Cooking Sections is also working with Benugo to create new products using filter-feeders and regenerative coastal ingredients that have a positive effect on marine ecology and proactively respond to ecological challenges, including foraged Cornish seaweeds and ‘ocean greens’.
New items on menus using these ingredients include a wrap with dulse hummus, grilled carrots, piquant peppers, cabbage and red pepper; and a salad with barley, quinoa, lentils, beets, grilled carrots, piquant peppers, flaked Cornish dulse, courgetti, spinach, omega seeds and a lemon and tahini dressing.
Both products are pre-packaged in boxes produced by Notpla, made using a seaweed and plant coating to make them grease-proof and water-resistant, instead of synthetic chemicals. The packaging is naturally biodegradable in weeks as well as recyclable and home compostable.
Climavore dishes on the menu at the Magazine in the Serpentine’s North Gallery include soda bread with seaweed butter and Scottish rope-grown mussels with white wine, garlic, urfa and sea fennel.
The collaboration will form part of Cooking Sections’ Turner Prize 2021 exhibition at the Herbert Art Gallery & Museum in Coventry 29 September 2021 to 12 January 2022 and is taking place at 11 further sites which are not operated by Benugo.
Shane Kavanagh, commercial director at Benugo, said: “We are delighted to expand our collaboration with Cooking Sections on their Becoming Climavore project by bringing it to life at some of our partner cultural venues across the UK, as part of a wider movement.

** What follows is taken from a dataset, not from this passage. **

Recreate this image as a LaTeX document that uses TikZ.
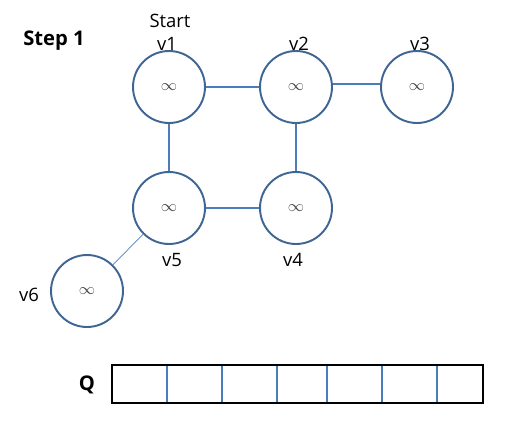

Sustainability improvements in food often translate as doing less harm, and the opportunity to learn about, and experiment with, ingredients which actually have a regenerative effect on ecology and do positive good has been immensely exciting.”
Pascual and Schwabe added: "We are delighted to be working with cultural institutions across the UK and Benugo on Becoming Climavore, a project that questions how we eat as humans are changing the climate.”
Benugo was founded in 1998 in London’s Clerkenwell by brothers Ben and Hugo Warner and was bought by Westbury Street Holdings (WSH) in 2007.